One final shocker from Hacker’s piece, a full paragraph that I quote unaltered:
It’s true that students in Finland, South Korea and Canada score better on mathematics tests. But it’s their perseverance, not their classroom algebra, that fits them for demanding jobs.
My first reaction to this is “What the HELL?!?!?” That’s a logic test right there, in two sentences. Unpacking it, however, should be A) another show, and B) grounds for Hacker’s de-emeritification.”
Others slamming Prof. Hacker include patheos.com, Rob Knop at Galactic Interactions, and Andy Soffer’s blog. If you’re looking for something a little more in-your-face, try Maddox at The Best Page in the Universe. Daniel Willingham has put together a nice analysis, complete with footnotes and citations.
Back to Prof. Hacker. One good reason for learning algebra and other math is so you can put together a web page that doesn’t break when Safari tries to render it. Below is a (rather large, sorry) screen capture of the Queens College page. Enough said.

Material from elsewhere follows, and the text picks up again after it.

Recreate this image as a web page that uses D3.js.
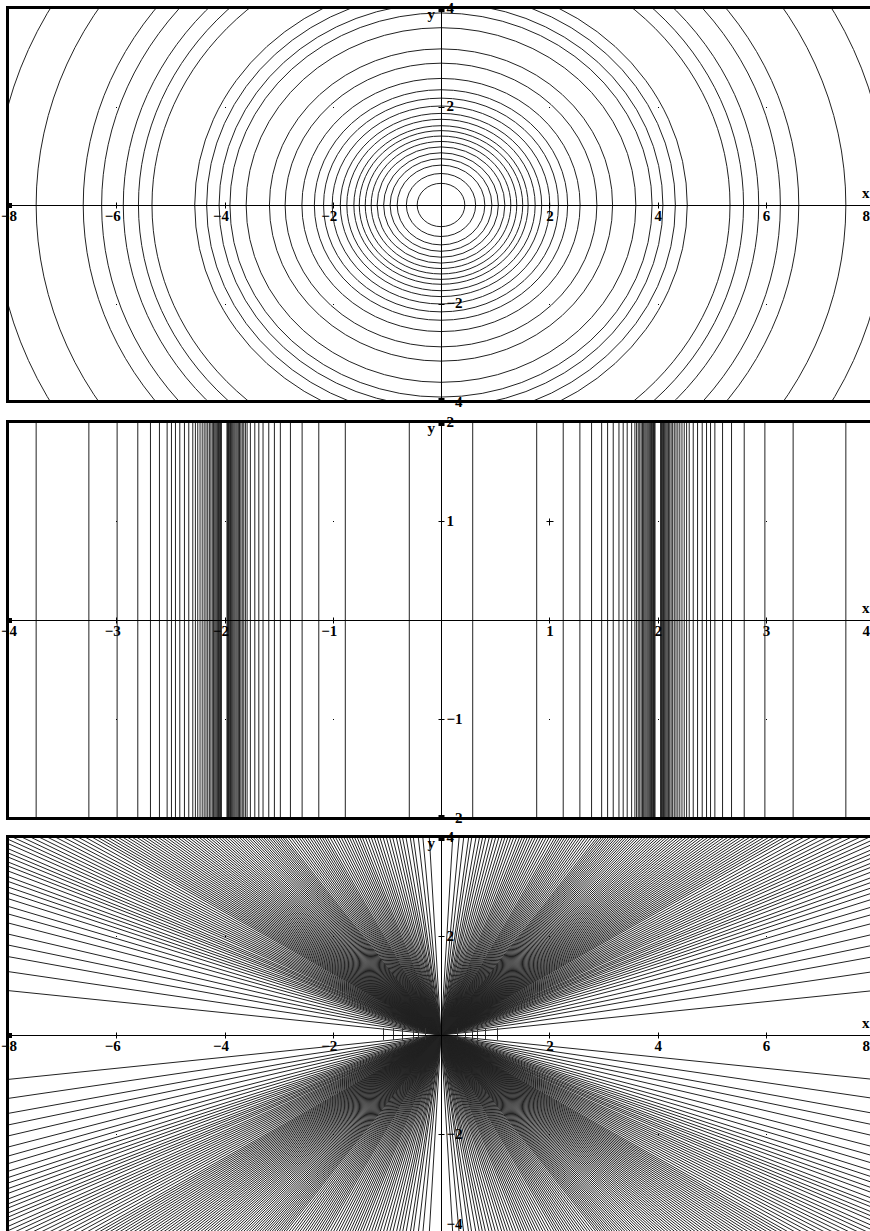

The simple fact is that a college or university education is not job training. In recent decades, it’s become conflated with job training, at least in North America, and this is too bad. A liberal arts education is all about expanding your mind, all about being able to think. It’s not about gaining skills that you are then going to use in a job. Too many of us professors tend to not have any clue what somebody is supposed to do to earn a living after a liberal arts education other than go to graduate school (so that your liberal arts education is “training” for what you do next). That’s because that was our own life trajectory, and it’s what we know. Liberal arts education is to make people into good citizens, not into good workers. They are to acquaint you with the intellectual achievements of humankind. That is why we read the Iliad, why we watch a performance of Hamlet, why we learn about the history of ancient Greece, and, yes, why we study algebra. Because we want people to be educated so that they understand the intellectual achievements that have made our society what it is today, and that will drive our society in the future. We’re training people to be members of civilization, not employees.